Именно в таком состоянии совершаются аффективные самоубийства: скорые, необдуманные, имеющие одну цель — убежать от боли, закончить страдание любой ценой, перестать быть, когда быть невозможно.
Ему бы вздернуться прямо на месте, повеситься на первом суку, спасаясь от этого тошнотворного ужаса, которому нет конца, нет избавления. В этом Иуду и винят: «он прибегает к смерти, чтобы скорее освободиться от печальной и отчаянной жизни…» [73] Нет, это неправда. Вместо того чтобы бежать в скорую смерть, спасая себя от кошмара и от безумия, он пойдет к вчерашним сообщникам.
Это совершенно парадоксально, потому что противоречит возможностям человеческой психики: будучи в состоянии аффекта от невыносимой боли, он действует разумно.

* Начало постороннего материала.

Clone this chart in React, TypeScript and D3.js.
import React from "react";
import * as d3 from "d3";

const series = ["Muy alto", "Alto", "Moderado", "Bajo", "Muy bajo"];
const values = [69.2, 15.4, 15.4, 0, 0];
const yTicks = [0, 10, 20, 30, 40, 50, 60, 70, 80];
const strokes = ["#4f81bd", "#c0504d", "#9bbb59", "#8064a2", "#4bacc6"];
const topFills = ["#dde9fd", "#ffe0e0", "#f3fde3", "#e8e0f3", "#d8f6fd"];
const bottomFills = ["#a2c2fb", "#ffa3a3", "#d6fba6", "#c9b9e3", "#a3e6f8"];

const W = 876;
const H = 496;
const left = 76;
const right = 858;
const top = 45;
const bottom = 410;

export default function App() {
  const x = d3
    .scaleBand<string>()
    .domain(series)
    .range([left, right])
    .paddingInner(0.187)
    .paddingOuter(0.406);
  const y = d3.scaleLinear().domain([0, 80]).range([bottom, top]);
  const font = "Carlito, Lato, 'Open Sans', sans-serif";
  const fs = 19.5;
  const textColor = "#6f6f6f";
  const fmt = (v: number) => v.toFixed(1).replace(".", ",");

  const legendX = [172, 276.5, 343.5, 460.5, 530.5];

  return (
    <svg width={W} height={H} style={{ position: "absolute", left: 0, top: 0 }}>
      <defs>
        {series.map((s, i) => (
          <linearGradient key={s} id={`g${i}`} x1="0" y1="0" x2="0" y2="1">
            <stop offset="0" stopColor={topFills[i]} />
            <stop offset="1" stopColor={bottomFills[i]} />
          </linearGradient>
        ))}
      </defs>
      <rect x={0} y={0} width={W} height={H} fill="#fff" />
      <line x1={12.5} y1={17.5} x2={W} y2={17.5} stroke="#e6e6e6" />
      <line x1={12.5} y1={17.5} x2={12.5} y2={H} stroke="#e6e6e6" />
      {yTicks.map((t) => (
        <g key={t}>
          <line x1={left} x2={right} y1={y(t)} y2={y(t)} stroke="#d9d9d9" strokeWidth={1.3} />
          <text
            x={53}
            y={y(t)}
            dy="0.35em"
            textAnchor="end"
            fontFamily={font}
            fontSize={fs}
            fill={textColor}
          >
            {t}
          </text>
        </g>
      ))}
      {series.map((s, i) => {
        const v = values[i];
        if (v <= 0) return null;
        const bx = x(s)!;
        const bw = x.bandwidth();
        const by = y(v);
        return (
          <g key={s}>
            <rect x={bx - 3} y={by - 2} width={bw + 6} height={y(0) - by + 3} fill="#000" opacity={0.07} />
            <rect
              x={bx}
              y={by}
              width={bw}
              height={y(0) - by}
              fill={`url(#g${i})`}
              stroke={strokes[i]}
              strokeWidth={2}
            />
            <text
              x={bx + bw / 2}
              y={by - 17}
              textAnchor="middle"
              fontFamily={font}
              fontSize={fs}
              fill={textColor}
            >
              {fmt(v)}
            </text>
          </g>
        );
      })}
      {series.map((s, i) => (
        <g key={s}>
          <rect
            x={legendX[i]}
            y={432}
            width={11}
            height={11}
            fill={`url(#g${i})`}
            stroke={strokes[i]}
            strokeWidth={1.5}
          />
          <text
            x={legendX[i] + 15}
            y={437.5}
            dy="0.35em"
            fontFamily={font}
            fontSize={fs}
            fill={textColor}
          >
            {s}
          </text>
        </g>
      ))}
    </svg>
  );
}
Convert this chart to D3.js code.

Согрешил я, предав кровь неповинную…
Тогда Иуда, предавший Его, увидев, что Он осужден, и раскаявшись, возвратил тридцать сребреников первосвященникам и старейшинам, говоря: согрешил я, предав кровь невинную. Они же сказали ему: что нам до того? смотри сам (Мф. 27: 3, 4).
А зачем он вообще туда пошел?
Какой в этом смысл?
«Конечно, заслуживает одобрения то, что он сознался, повергнул сребреники и не устрашился иудеев», — хвалит его Златоуст [74]. Конечно, заслуживает. Но зачем?
Вторит ему Феофилакт Болгарский:
«Запаздывает раздумьем Иуда; раскаивается, но не на добро. Сознаться — хорошо…» [75]
Да мы уже поняли, что хорошо! Неясно только, зачем ему это?!
«Говоря: „Согреших, предав Кровь неповинную“, Иуда свидетельствовал, что Иисус Христос невинно умирает, и иудеи, сказав: „что нам до того, смотри сам“, — согласились с его свидетельством; таким образом истина была засвидетельствована врагами» [76].
Прекрасно, все друг с другом согласились. Мне третий раз приходится спросить: зачем?
«Когда Иуда увидел, что Спаситель осужден на смерть, то не раскаялся, не почувствовал сожаления, а только потерял последнюю надежду. На самом деле ему не удалось пристать к первосвященникам и их партии. Дело было сделано, и Иуда, из учеников Христа, стал теперь врагам Христа совершенно не нужен. С другой стороны, ученики Христа после поступка Иуды также не могли возвратить его в свою среду [77].
Да что вы говорите! Вот это, последнее, конечно, особенно обидно.
Насчет того, что не раскаялся, — в Евангелии написано прямо обратное! Но и помимо этого: откуда бы Иуде утром в пятницу знать, что ему не удалось пристать к партии первосвященников, если он с ними после ареста Христа даже не говорил ни разу?
«Иуда счел за лучшее возвратить деньги тем, от которых они были получены. Этим хотя сколько-нибудь можно было скрасить преступление, совершенное предателем, и оно, по крайней мере, могло бы получить вид бескорыстного деяния» [78].
Зачем?! В благотворительность решил напоследок поиграть? Скрасить преступление бескорыстием? И пойти повеситься, огорчившись, что карьера не удалась и ученики Христа, такая неожиданность, с ним дружить больше не будут?
Других версий нет.
Но все же — чего-то он должен был хотеть?! В конце концов, ради просто неприятного разговора мог и к апостолам пойти. Убили бы, конечно, как собаку, ну да разве ему чего-то другого надо было? А можно было и вообще никуда не ходить. Деревьев в Гефсимании мало, что ли? Повеситься не на чем?